** GOAL OF THE EXERCISE **
Open with the line that has "Clone this chart in matplotlib."; close with the line that has "from matplotlib.ticker import FixedLocator". Retype those lines exactly, images excluded.

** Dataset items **

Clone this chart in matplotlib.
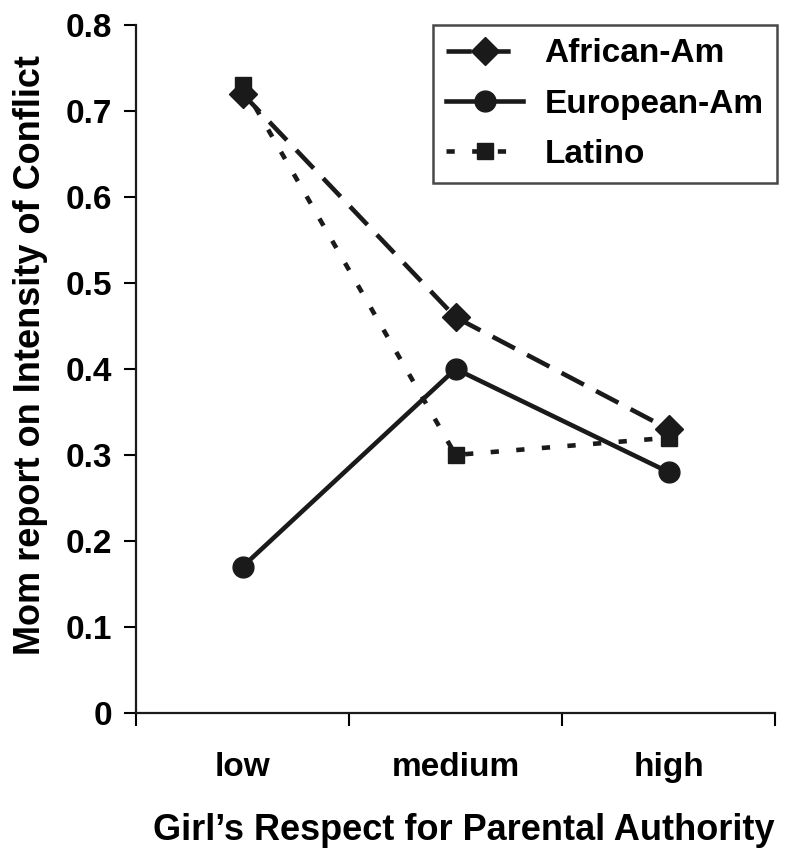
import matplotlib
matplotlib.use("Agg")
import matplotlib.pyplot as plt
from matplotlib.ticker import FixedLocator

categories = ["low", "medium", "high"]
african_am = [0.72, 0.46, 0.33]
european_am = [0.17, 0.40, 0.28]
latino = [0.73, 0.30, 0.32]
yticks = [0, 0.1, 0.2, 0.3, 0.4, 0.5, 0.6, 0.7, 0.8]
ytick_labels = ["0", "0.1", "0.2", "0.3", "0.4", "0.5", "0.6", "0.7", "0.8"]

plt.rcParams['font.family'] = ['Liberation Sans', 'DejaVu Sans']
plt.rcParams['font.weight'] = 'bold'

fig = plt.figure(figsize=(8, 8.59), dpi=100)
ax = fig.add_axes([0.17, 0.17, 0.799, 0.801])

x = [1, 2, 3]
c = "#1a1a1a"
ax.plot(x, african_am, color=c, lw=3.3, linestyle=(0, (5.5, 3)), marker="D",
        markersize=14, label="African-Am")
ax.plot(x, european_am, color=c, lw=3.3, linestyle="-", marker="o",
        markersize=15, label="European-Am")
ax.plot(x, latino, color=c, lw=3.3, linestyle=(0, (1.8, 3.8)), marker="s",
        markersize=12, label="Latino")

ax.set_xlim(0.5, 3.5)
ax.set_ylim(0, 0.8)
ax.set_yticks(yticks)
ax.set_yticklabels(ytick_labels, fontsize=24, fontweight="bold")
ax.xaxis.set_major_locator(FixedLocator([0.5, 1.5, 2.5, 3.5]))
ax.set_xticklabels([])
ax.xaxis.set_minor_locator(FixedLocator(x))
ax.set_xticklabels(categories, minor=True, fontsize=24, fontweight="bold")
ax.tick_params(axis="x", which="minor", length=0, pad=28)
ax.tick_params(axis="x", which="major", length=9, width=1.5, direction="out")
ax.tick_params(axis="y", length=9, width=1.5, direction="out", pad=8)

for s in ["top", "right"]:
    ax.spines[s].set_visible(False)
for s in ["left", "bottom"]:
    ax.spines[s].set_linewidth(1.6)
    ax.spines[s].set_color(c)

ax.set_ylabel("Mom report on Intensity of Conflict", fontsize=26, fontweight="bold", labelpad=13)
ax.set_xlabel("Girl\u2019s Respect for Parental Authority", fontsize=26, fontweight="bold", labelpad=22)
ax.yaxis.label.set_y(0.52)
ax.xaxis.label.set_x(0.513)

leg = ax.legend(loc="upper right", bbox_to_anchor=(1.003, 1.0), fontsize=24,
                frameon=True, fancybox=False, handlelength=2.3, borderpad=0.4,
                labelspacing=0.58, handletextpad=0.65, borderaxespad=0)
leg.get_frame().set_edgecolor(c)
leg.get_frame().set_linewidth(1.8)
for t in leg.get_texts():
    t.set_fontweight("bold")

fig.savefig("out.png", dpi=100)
==
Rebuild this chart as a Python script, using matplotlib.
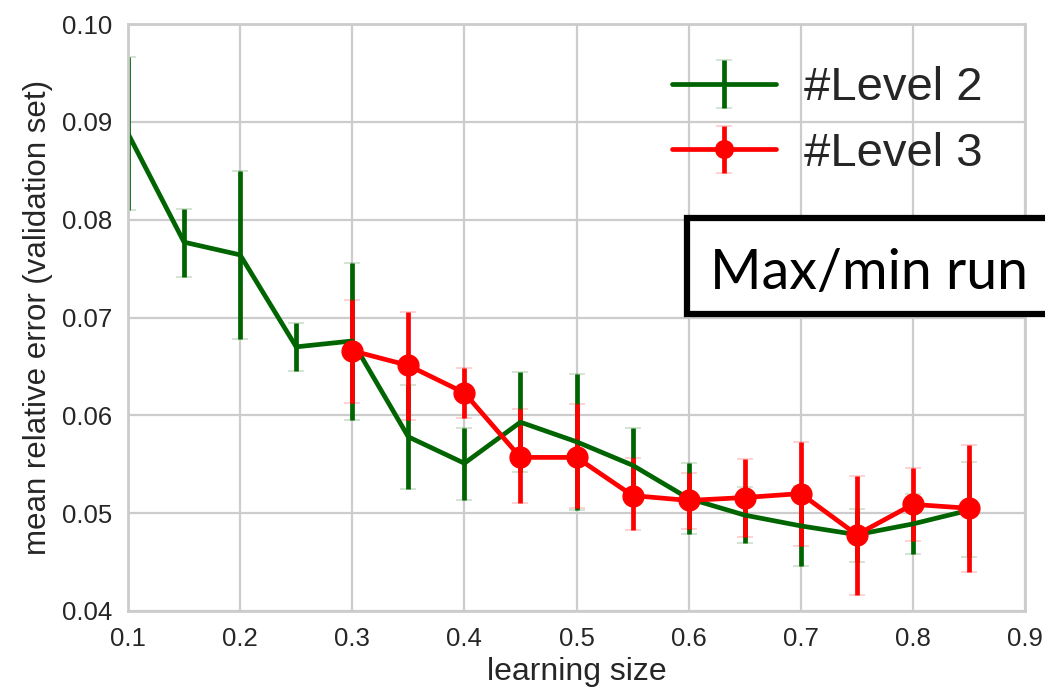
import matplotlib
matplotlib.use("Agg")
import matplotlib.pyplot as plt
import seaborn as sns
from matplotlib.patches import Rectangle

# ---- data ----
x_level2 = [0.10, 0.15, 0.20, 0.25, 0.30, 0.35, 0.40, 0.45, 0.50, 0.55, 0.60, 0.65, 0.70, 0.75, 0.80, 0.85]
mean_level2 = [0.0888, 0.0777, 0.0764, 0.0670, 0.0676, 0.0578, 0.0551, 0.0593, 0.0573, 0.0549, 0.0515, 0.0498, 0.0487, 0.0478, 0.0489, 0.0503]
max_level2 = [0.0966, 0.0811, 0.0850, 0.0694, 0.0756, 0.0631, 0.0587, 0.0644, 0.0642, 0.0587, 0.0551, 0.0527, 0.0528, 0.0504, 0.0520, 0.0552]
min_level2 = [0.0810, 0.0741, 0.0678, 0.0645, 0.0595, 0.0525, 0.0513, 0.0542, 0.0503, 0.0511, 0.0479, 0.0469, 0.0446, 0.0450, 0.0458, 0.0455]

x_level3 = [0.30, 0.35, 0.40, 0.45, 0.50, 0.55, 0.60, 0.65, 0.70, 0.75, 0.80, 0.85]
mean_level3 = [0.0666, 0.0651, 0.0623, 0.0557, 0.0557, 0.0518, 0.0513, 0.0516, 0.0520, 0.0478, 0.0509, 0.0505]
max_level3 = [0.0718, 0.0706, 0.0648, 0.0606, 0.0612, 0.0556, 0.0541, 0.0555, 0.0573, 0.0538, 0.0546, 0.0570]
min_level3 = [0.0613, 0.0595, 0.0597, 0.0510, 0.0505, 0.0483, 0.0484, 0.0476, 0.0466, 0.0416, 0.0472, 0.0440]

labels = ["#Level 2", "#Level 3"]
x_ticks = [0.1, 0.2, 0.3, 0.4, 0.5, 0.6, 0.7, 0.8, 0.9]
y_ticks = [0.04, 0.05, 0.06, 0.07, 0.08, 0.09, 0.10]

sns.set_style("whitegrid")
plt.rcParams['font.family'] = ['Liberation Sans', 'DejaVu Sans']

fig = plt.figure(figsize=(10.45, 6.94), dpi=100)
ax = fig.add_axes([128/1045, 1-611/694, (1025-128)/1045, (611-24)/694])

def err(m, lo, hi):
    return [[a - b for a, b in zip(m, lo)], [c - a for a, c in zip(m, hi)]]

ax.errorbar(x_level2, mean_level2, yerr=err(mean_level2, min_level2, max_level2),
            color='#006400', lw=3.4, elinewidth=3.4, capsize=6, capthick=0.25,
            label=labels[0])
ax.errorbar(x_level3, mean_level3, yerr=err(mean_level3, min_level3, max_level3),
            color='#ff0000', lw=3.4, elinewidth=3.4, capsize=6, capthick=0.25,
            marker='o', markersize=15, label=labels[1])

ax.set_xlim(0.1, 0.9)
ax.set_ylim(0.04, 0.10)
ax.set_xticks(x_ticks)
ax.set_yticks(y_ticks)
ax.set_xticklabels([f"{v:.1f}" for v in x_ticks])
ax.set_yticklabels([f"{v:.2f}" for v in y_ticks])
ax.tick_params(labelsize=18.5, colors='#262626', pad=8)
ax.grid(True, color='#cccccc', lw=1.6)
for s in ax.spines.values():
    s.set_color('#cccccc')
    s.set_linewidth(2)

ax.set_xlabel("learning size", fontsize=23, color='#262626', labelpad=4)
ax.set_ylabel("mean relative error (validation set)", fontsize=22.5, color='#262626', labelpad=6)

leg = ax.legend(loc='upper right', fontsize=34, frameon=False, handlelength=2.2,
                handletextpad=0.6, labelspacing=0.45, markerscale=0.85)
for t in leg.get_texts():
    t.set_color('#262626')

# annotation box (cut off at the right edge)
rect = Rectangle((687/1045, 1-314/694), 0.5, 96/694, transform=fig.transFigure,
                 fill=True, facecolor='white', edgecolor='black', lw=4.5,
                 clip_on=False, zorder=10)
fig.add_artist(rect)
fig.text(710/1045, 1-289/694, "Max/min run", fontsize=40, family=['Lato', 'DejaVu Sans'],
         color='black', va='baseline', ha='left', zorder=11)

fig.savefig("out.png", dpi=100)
==
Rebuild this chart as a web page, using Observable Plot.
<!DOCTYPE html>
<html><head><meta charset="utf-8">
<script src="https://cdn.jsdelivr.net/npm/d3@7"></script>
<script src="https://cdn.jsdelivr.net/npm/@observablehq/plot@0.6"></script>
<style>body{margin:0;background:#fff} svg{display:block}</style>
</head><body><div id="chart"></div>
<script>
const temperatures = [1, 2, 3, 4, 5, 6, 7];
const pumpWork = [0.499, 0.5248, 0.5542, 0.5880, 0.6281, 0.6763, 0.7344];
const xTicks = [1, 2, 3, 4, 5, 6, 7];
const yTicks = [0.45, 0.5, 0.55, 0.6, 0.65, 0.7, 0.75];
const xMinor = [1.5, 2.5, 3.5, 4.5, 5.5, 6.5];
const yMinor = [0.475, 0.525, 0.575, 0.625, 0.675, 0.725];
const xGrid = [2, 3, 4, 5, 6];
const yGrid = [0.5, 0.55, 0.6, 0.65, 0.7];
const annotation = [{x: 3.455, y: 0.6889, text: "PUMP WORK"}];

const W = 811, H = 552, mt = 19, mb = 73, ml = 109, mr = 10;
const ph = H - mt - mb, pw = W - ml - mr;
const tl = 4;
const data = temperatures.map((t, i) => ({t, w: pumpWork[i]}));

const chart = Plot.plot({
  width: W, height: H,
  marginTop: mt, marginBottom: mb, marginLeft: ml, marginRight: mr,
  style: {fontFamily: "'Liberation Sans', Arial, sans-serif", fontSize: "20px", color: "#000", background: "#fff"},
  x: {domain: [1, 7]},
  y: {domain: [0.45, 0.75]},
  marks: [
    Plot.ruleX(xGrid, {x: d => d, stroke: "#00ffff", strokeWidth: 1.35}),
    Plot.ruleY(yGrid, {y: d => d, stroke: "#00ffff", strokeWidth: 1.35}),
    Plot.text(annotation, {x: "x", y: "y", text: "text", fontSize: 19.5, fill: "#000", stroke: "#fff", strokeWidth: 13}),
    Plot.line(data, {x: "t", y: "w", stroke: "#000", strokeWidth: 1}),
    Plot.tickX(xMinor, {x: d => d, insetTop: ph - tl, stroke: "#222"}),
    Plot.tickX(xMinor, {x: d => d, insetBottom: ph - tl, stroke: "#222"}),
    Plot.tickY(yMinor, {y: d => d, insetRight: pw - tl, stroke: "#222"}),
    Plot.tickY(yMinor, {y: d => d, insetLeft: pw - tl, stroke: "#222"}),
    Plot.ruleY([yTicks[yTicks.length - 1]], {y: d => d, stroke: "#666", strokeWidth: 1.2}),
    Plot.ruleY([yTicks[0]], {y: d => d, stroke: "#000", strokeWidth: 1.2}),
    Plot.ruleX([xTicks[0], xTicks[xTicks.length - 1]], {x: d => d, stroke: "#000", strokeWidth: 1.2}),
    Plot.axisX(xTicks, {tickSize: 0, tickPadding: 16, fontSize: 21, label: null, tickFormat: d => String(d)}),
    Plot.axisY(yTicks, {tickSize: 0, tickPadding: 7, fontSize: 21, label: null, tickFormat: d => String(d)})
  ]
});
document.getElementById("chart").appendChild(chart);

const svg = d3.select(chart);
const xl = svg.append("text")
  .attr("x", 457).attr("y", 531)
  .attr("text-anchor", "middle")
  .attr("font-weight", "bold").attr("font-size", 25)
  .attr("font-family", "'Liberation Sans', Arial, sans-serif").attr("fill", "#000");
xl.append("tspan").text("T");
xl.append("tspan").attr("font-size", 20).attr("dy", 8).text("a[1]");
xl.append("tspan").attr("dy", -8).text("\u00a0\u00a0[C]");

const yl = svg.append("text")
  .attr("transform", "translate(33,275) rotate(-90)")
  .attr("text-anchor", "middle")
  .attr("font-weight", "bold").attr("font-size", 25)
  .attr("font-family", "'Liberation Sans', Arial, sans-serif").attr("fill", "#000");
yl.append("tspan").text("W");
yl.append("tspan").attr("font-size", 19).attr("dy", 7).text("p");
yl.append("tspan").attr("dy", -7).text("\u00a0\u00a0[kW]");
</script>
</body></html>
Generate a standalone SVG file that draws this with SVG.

** WRITTEN RESPONSE **
Clone this chart in matplotlib.
import matplotlib
matplotlib.use("Agg")
import matplotlib.pyplot as plt
from matplotlib.ticker import FixedLocator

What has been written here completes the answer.